Review: ‘The Stolen’ is About as Bland as Westerns Come
It’s a pretty good time to be a Western fan. While it may be premature to herald a renaissance, there has been a not-unsubstantial wave of interest, with films such as The Hateful Eight, The Revenant, Bone Tomahawk and The Beguiled adding fresh, intriguing contours — be they thematic, stylistic or narrative — to a genre too frequently thought of as moribund and “old-fashioned”. The same sense of invigorating revisionism unfortunately can’t be applied to The Stolen, which is about as bland as Westerns come. Its biggest point of novelty, a 1860s colonial New Zealand setting, is barely examined in favour of a predictable, cliché-riddled yarn featuring grizzled ex-cons, plucky prostitutes, skeevy skirt-chasing gold miners, and Stan Walker nobly wielding a tomahawk.

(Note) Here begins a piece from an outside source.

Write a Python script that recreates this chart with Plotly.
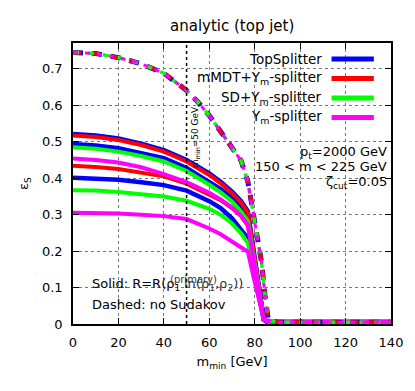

Veteran cinematographer Alun Bollinger catches some alluring glimpses of the Canterbury locations, lending reasonable scope to an otherwise modestly budgeted project. But the invariably slick digital lensing robs the film of much-needed grittiness, diluting its portrait of settler hardships. As the chief protagonist — a determined, upper class English immigrant on the trail of her kidnapped son — Alice Eve’s performance is frustratingly uneven, always too histrionic by half and a few takes away from being good. Jack Davenport makes for a one-dimensional villain, his murkily devised motivations giving us little reason to get worked up over. Walker contributes a few quiet, dignified notes as an underused Māori warrior/tracker, but his ill-fitting closing piano ballad highlights The Stolen’s primary lack of vision. It’s like some stiff Masterpiece Theatre wannabe trying too hard to be an ass-kicking, feminist revenge thriller.